41Now the institution of parties and factions, with all their attendant evils, originated at Rome a few years before this as the result of peace and of an abundance of everything that mortals prize most highly. 2For before the destruction of Carthage the people and senate of Rome together governed the republic peacefully and with moderation. There was no strife among the citizens either for glory or for power; fear of the enemy preserved the good morals of the state. 3But when the minds of the people were relieved of that dread, wantonness and arrogance naturally arose, vices which are fostered by prosperity. 4Thus the peace for which they had longed in time of adversity, after they had gained it proved to be more cruel and bitter than adversity itself. 5For the nobles began to abuse their position and the people their liberty, and every man for himself robbed, pillaged, and plundered. Thus the community was split into two parties, and between these the state was torn to pieces.
6But the nobles had the more powerful organization, while the strength of the commons was less effective because it was incompact and divided among many. 7Affairs at home and in the field were managed according to the will of a few men, in whose hands were the treasury, the provinces, public offices, glory and triumphs. The people were burdened with military service and poverty. The generals divided the spoils of war with a few friends. 8Meanwhile the parents or little children of the soldiers, if they had a powerful neighbour, were driven from their homes. 9Thus, by the side of power, greed arose, unlimited and unrestrained, violated and devastated everything, respected nothing, and held nothing sacred, until it finally brought about its own downfall. 10For as soon as nobles were found who preferred true glory to unjust power, the state began to be disturbed and civil dissension to arise like an upheaval of the earth.

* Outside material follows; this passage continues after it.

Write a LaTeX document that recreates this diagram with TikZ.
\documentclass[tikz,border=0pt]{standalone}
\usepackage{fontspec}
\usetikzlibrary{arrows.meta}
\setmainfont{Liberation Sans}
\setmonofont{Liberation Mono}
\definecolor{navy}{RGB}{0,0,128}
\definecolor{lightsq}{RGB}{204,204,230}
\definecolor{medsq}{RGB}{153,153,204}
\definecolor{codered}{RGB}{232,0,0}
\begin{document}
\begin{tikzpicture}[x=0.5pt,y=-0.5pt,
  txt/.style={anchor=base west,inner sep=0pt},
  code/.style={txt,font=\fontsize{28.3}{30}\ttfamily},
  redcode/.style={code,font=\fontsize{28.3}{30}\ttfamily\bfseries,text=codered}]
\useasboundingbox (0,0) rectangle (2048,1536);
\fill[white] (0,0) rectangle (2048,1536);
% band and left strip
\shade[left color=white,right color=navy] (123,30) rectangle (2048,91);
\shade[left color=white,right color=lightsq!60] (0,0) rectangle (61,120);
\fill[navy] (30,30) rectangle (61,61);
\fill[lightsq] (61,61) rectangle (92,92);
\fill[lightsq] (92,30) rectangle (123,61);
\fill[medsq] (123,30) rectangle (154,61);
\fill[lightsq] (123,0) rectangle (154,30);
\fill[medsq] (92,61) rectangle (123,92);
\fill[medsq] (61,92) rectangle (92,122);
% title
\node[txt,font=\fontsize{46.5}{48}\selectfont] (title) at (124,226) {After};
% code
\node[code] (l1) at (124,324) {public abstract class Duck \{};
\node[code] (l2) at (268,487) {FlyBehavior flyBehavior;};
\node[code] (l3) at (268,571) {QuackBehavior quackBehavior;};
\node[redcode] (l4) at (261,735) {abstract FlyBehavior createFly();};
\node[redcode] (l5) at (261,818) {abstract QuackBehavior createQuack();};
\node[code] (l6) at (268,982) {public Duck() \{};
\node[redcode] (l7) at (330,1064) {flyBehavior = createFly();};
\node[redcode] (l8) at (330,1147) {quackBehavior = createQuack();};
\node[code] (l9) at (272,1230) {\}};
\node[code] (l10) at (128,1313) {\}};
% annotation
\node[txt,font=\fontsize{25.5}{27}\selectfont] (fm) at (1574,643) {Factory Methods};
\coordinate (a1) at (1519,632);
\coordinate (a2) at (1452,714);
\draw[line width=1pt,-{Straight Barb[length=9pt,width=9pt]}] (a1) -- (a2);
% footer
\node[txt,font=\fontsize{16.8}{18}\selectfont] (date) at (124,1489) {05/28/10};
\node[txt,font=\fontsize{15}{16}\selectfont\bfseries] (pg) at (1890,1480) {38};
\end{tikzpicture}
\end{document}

42For example, when Tiberius and Gaius Gracchus, whose forefathers had added greatly to the power of the republic in the Punic and other wars, began to assert the freedom of the commons and expose the crimes of the oligarchs, the nobility, who were guilty, were therefore panic stricken. They accordingly opposed the acts of the Gracchi, now through the allies and the Latin cities and again through the knights, whom the hope of an alliance with the senate had estranged from the commons. And first Tiberius, then a few years later Gaius, who had followed in his brother’s footsteps, were slain with the sword, although one was a tribune and the other a commissioner for founding colonies; and with them fell Marcus Fulvius Flaccus. 2It must be admitted that the Gracchi were so eager for victory that they had not shown a sufficiently moderate spirit; 3but a good man would prefer to be defeated rather than to triumph over injustice by establishing a bad precedent.
4The nobles then abused their victory to gratify their passions; they put many men out of the way by the sword or by banishment, and thus rendered themselves for the future rather dreaded than powerful. It is this spirit which has commonly ruined great nations, when one party desires to triumph over another by any and every means and to avenge itself on the vanquished with excessive cruelty. 5But if I should attempt to speak of the strife of parties and of the general character of the state in detail or according to the importance of the theme, time would fail me sooner than material. Therefore I return to my subject.